Omelia (10-04-2009)
don Ezio Stermieri
Tutto è compiuto.

Questo è il giorno in cui al "tutto è compiuto" di Dio in Cristo corrisponde il nostro "volgere lo sguardo a Colui che hanno trafitto". E, davanti a noi la Parola disegna un trittico che con tre immagini racconta il compimento dell'ora di Dio che consiste nel riportarci nel Giardino, Eden, Paradiso iniziale attraverso il dono della vita del nuovo Adamo, Cristo, perché seguendo il vecchio Adamo dal Paradiso eravamo usciti per sperimentare la nostra debolezza, la nostra solitudine, la nostra miseria. E il primo quadro presenta proprio il Servo di Javhè che attraversa ogni umiliazione, abiezione, ingiustizia dell'umanità per riscattare e divenire causa di "salvezza eterna per tutti coloro che gli obbediscono". Israele ha visto raccontata la sua storia in quel personaggio misterioso. Noi cristiani, con la sapienza del "dopo", dell'aver visto Gesù Cristo affermiamo essere Gesù, il servo, Colui che ha detto al Padre: manda me!, il compimento della storia della salvezza, perché il racconto della sua passione dei vangeli combacia con quanto aveva intravisto, secoli prima, Isaia. E se quel "servo" è il Figlio di Dio rivestito della nostra carne, siamo di fronte a "come" Dio in Gesù ci ha riscattati e redenti ma anche all'unico modo con il quale anche noi possiamo "amare" senza cadere nella retorica, nella ideologia, nella menzogna: pagando di persona.

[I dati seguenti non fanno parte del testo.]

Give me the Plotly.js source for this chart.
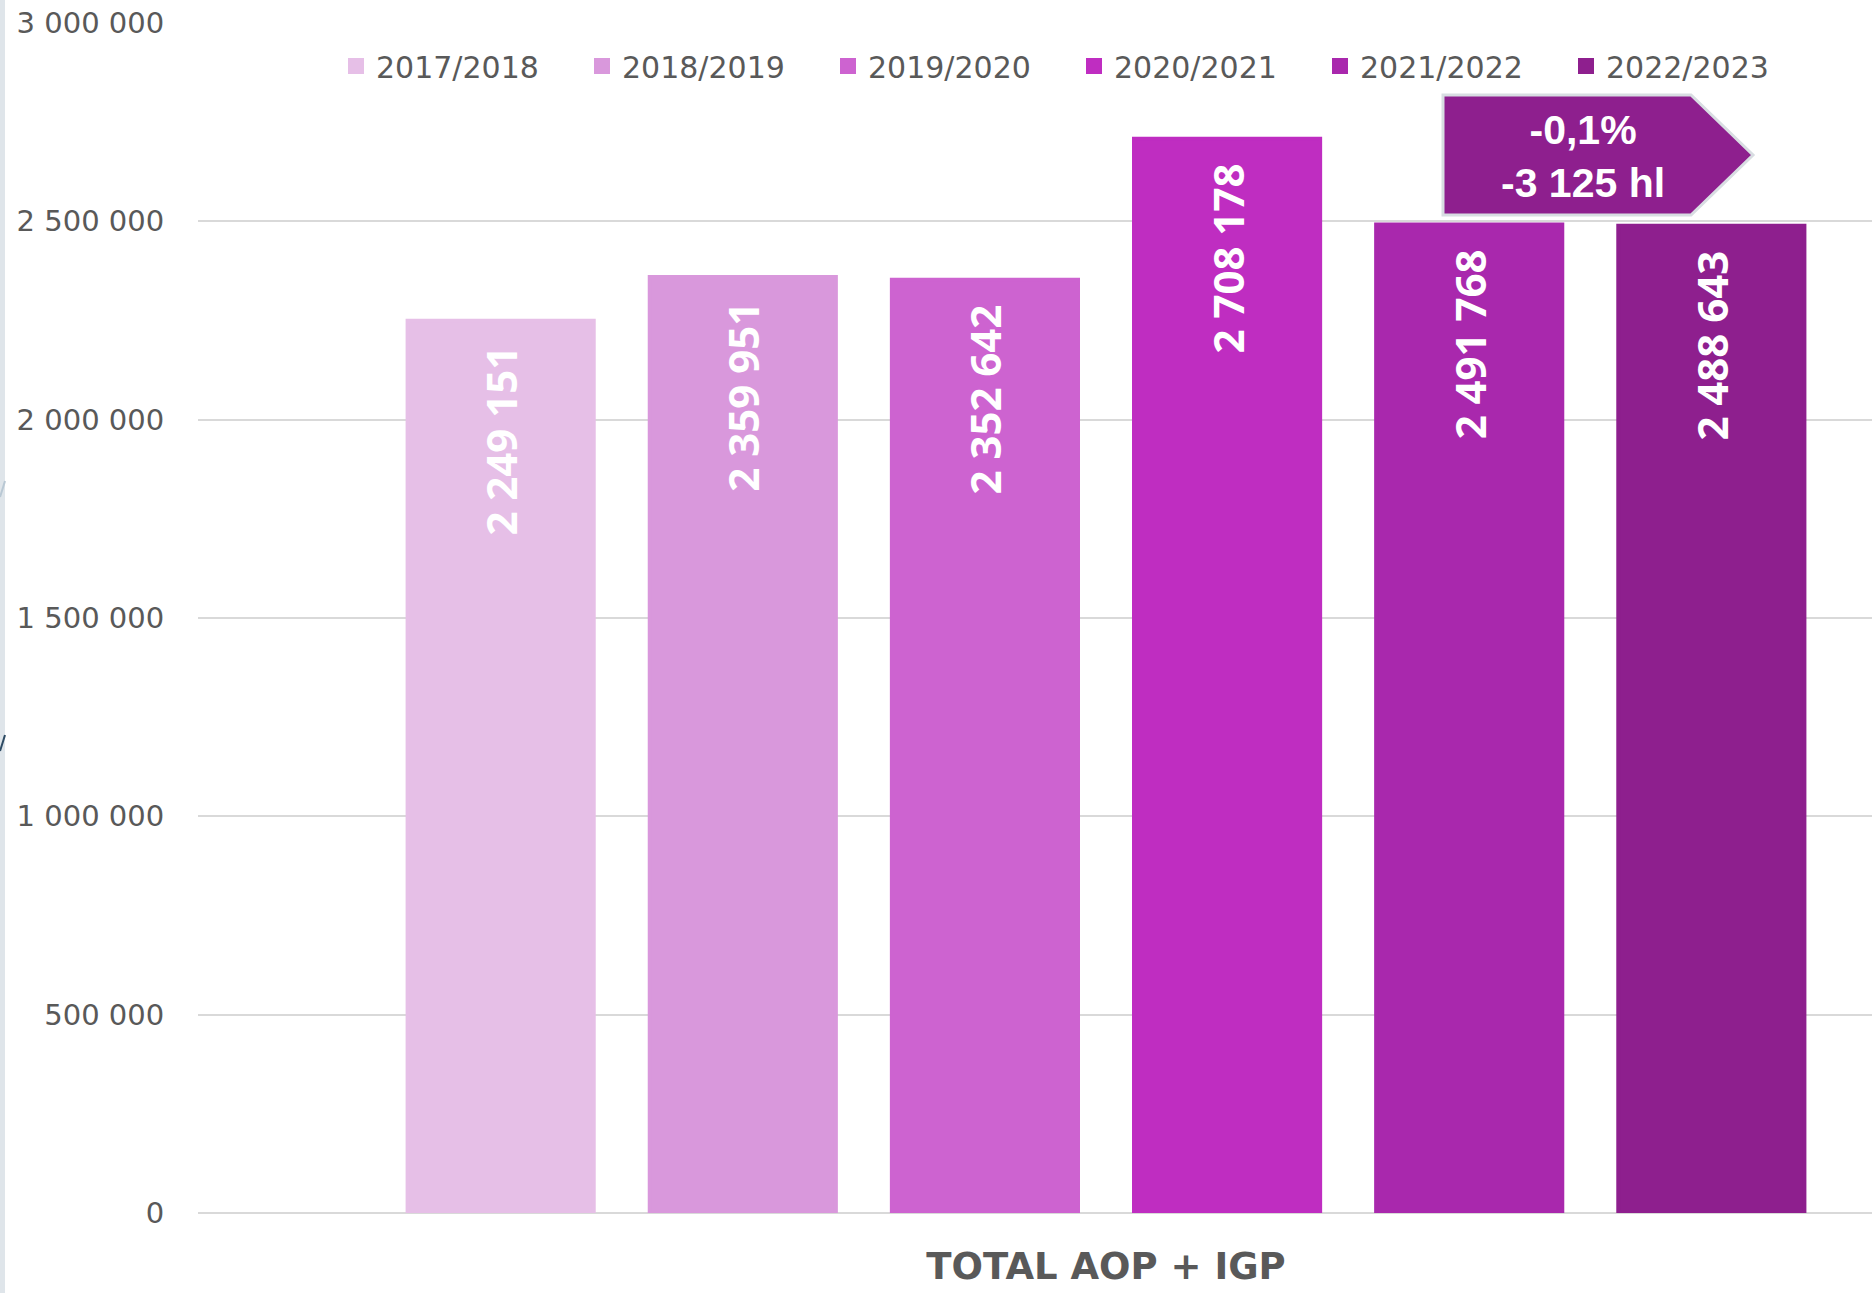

L'immagine frontale del trittico (Ebrei, seconda lettura) ci presenta un uomo "sacerdote" e dunque "ponte" tra cielo e terra. Ci è così detto come percorrere la "via" della salvezza che è Cristo. Egli è venuto a strappare il velo, andar oltre la morte, per condurci nel santuario. E quel gesto, di quel primo venerdì Santo, è per sempre: rinnova la salvezza ogni volta che è ripetuto. Ogni volta che all'Eucaristia la Chiesa innalza il Pane ed il Calice, è Lui che continua a farci strada sulla via della salvezza, toglie il velo della morte, diventa causa di una salvezza che non riguarda solo la qualità di questa vita perché ci introduce nel "per sempre" di Dio. Al centro del trittico, un re! Quanto è regale il Gesù della passione di Giovanni. Quale compostezza, dignità, signoria! Davvero il momento in cui Gesù spira, muore è anche il momento in cui ci è dato il suo spirito. Diventiamo Figli, dirà Paolo, e dunque eredi, partecipi della vita che non muore, dell'amore che fa ricca ogni cosa, della fraternità che si apre ad ogni uomo. Sotto la Croce del Re innalzato sul trono che svela la grandezza di Dio nell'amare ci siamo noi. C'è Maria, la chiesa. C'è Giovanni, ogni cristiano a ricevere l'acqua che pulisce, lava ogni sporcizia con cui siamo imbrattati e il sangue che immette nel nostro sangue meticcio i cromosomi di Dio. Ognuno può dirsi Signore. Grazie alla Croce ogni uomo acquista la sua dignità. Portiamo con la preghiera tutta l'umanità ai piedi della Croce perché non sia inutile la morte di Cristo.